In broad terms, the Kerry measure did not appear to differ greatly from a bill sponsored in both chambers of Congress by a trio of Arizona Republicans: Reps. Jim Kolbe and Jeff Flake and Sen. John McCain.

President Bush late last year also proposed immigration reforms, but his plan, never set forth in specific legislation, would not give unlawful border crossers a chance to become citizens without returning first to their home countries.

Bush campaign spokesman Danny Diaz said Kerry was "being very disingenuous with voters" on the immigration issue because only two of the 314 measures he has sponsored as a Massachusetts senator have dealt with immigration issues.

"The president has a record of accomplishment that relates to Hispanics," Diaz said, citing programs aimed at "quality schools, good homes, good-paying jobs and a safe and secure environment."

But Kerry's national campaign co-chairman, Los Angeles City Councilman Antonio Villaraigosa, said, "If Bush was supportive, he would have pushed an earned legalization program by now. If he wanted it, it would have been done."

Under Kerry's plan, immigrants would qualify for legal residency, the first step toward citizenship, after five years in this country and close screening for security purposes.

Kerry's administration also would fund English and civics classes to help qualifying immigrants assimilate.

At the same time, a limited number of temporary workers would be allowed into the country to work under the protections of labor laws, including wage standards, that apply to U.S. citizens.

Kerry said he also would make it easier for immigrants' families, divided by a border, to reunite. Even workers legally in this country face long waits for visas so their immediate families can join them or they jeopardize their own immigration status if they return to their home country.

Kerry said he would tighten border security through a cooperative effort with Mexico and by developing a reliable "watch list" for criminals or terrorists trying to enter the country.

His first steps on immigration would be to sign "in a heartbeat" two measures that have bipartisan backing in Congress but have not won solid support from the Bush administration.

The Development, Relief, and Education for Alien Minors, or DREAM, Act, sponsored by Sen. Orrin Hatch, R-Utah, would give undocumented youths living and attending schools in the United States the right to stay in the country to go to college if they met other qualifications.

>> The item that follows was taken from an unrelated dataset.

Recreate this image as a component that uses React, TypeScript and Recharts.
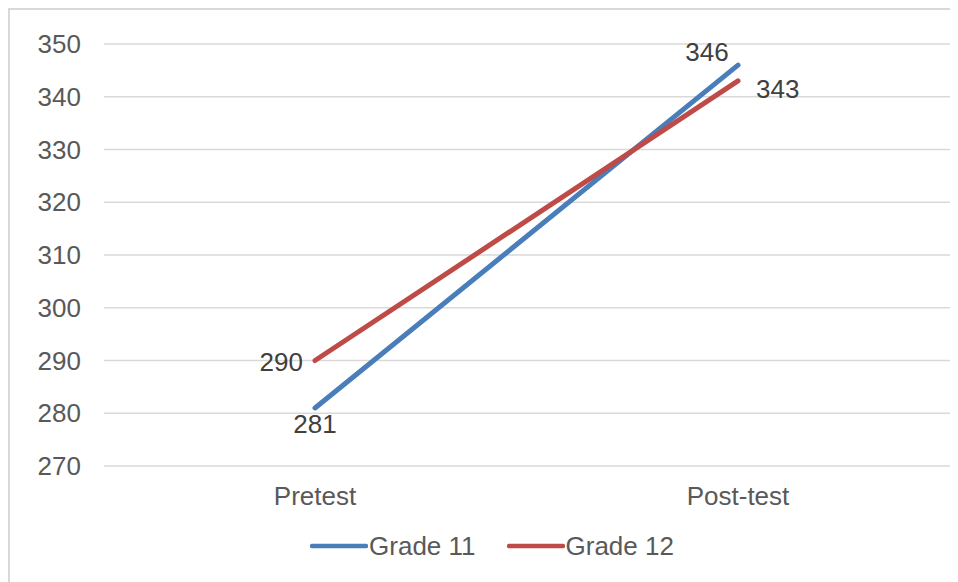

The AgJobs bill, sponsored by Sen. Larry Craig, R-Idaho, and 62 Senate co-sponsors, would ensure rights and offer employee and environmental protections for law-abiding farmworkers.

In his 45-minute speech and in answers to four questions from the audience, Kerry also hammered on domestic issues of education, health care, employment and energy independence.

He said the Bush administration has either mishandled the issues or sacrificed them to a "credo of greed" that gives major tax breaks to people with annual incomes above $200,000.

Hispanic unemployment has risen more than 30 percent in the past three years, he said, and 1.4 million Hispanics are jobless.

"Those finally getting jobs are being paid an average of $9,000 less a year," he said.

Nearly one-fourth of Hispanic children are growing up without health insurance, and the overall uninsured rate for Hispanics is about 1 in 3, Kerry said.

"Under my health plan, we will cover every child in America and 95 percent of adults," he said.

Kerry said that, in the more than three years since Bush took office, his administration has not developed a plan for health care.

In a slap at Bush's credibility, he added, "They don't even have a fake plan, which you would expect from this administration."

07-02-2004, 11:05 AM
Спросил меня известный муж,
Скажи, для власти ты не дюж,
Сказал ему я, не таясь,
Что те, кто лезут к власти,
Для них преград не сущестует,
Продать, купить, продаться рады,
Лишь только бы дорваться,
До властного богатсва :?

07-03-2004, 09:37 AM
Я уже был свидетелем( и жертвои) как один президент просрал страну.....Второи раз я уже наверно не переживу.....
Мексы сюда валят в надежде на велфер, котории я оплачиваю....Вот когда они собирутся однои стаей- то их отношение к белым(нам!) будет совсем иным....Мы, жители бывших среднеазеатских республик ето прекрасно помним...
Не буду я за него голосовать... :evil:

Lev Kobrin
07-04-2004, 03:39 PM
А вообще-то это пока только обещания. Я ни очень многих политиков помню, кто свои обещания выполнял.